## [THE PROBLEM]
Copy the first line of the entries below and every line after it through the line containing "from matplotlib.patches import Rectangle". Do not include pictures.

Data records
☆ ☆ ☆ ☆ ☆ ☆ ☆
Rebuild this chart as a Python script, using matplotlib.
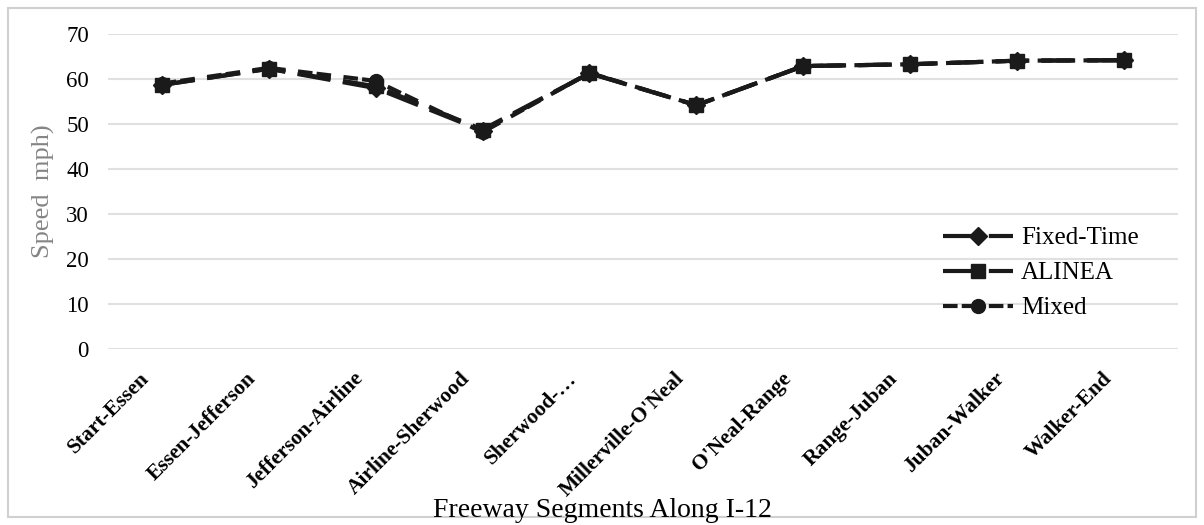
import matplotlib.pyplot as plt
import matplotlib.transforms as mtransforms
from matplotlib.patches import Rectangle

segments = ["Start-Essen", "Essen-Jefferson", "Jefferson-Airline", "Airline-Sherwood",
            "Sherwood-\u2026", "Millerville-O'Neal", "O'Neal-Range", "Range-Juban",
            "Juban-Walker", "Walker-End"]
fixed_time = [58.7, 62.3, 58.0, 48.5, 61.3, 54.2, 62.9, 63.3, 64.1, 64.2]
alinea = [58.7, 62.3, 58.4, 48.8, 61.3, 54.2, 62.9, 63.3, 64.1, 64.2]
mixed = [59.0, 62.5, 59.6, 48.2, 61.4, 54.2, 62.9, 63.3, 64.1, 64.2]
yticks = [0, 10, 20, 30, 40, 50, 60, 70]

plt.rcParams['font.family'] = ['Liberation Serif', 'DejaVu Serif']

fig = plt.figure(figsize=(12.04, 5.25), dpi=100)
ax = fig.add_axes([0.09, 0.335, 0.888, 0.6])

x = list(range(len(segments)))
# long dashes for the two single strategies, split dashes for mixed (gaps line up)
ax.plot(x, fixed_time, color='#1a1a1a', lw=3, ls=(0, (8, 3)), marker='D', ms=9, label='Fixed-Time')
ax.plot(x, alinea, color='#1a1a1a', lw=3, ls=(0, (8, 3)), marker='s', ms=10, label='ALINEA')
ax.plot(x, mixed, color='#1a1a1a', lw=3, ls=(0, (3.5, 1, 3.5, 3)), marker='o', ms=10, label='Mixed')

ax.set_xlim(-0.5, len(segments) - 0.5)
ax.set_ylim(0, 70)
ax.set_yticks(yticks)
ax.set_xticks(x)
ax.tick_params(axis='y', labelsize=16.5, length=0, pad=14)
ax.tick_params(axis='x', length=0, pad=19)
ax.set_xticklabels(segments, rotation=45, ha='right', va='center', rotation_mode='anchor',
                   fontsize=15.5, fontweight='bold')
# nudge labels left so their ends sit just left of the category
shift = mtransforms.ScaledTranslation(-11 / 72, 0, fig.dpi_scale_trans)
for lab in ax.get_xticklabels():
    lab.set_transform(lab.get_transform() + shift)
ax.grid(axis='y', color='#e0e0e0', lw=1.5)
ax.set_axisbelow(True)
for s in ax.spines.values():
    s.set_visible(False)

ax.set_ylabel('Speed  mph)', fontsize=19, color='#858585', labelpad=8)
fig.text(0.5, 0.003, 'Freeway Segments Along I-12', ha='center', va='bottom', fontsize=20)

ax.legend(loc='center left', bbox_to_anchor=(0.767, 0.48), bbox_transform=fig.transFigure,
          frameon=False, fontsize=18, handlelength=2.8, handletextpad=0.3, labelspacing=0.5,
          borderpad=0.3)

fig.patches.append(Rectangle((0.007, 0.015), 0.986, 0.97, transform=fig.transFigure,
                             fill=False, edgecolor='#d0d0d0', lw=1.5))

fig.savefig('out.png', dpi=100)
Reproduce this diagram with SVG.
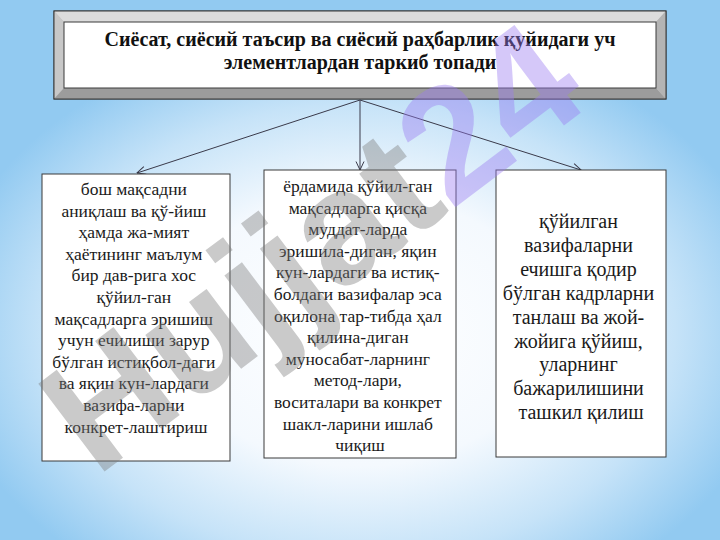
☆ ☆ ☆ ☆ ☆ ☆ ☆
## [RESPONSE]
Rebuild this chart as a Python script, using matplotlib.
import matplotlib.pyplot as plt
import matplotlib.transforms as mtransforms
from matplotlib.patches import Rectangle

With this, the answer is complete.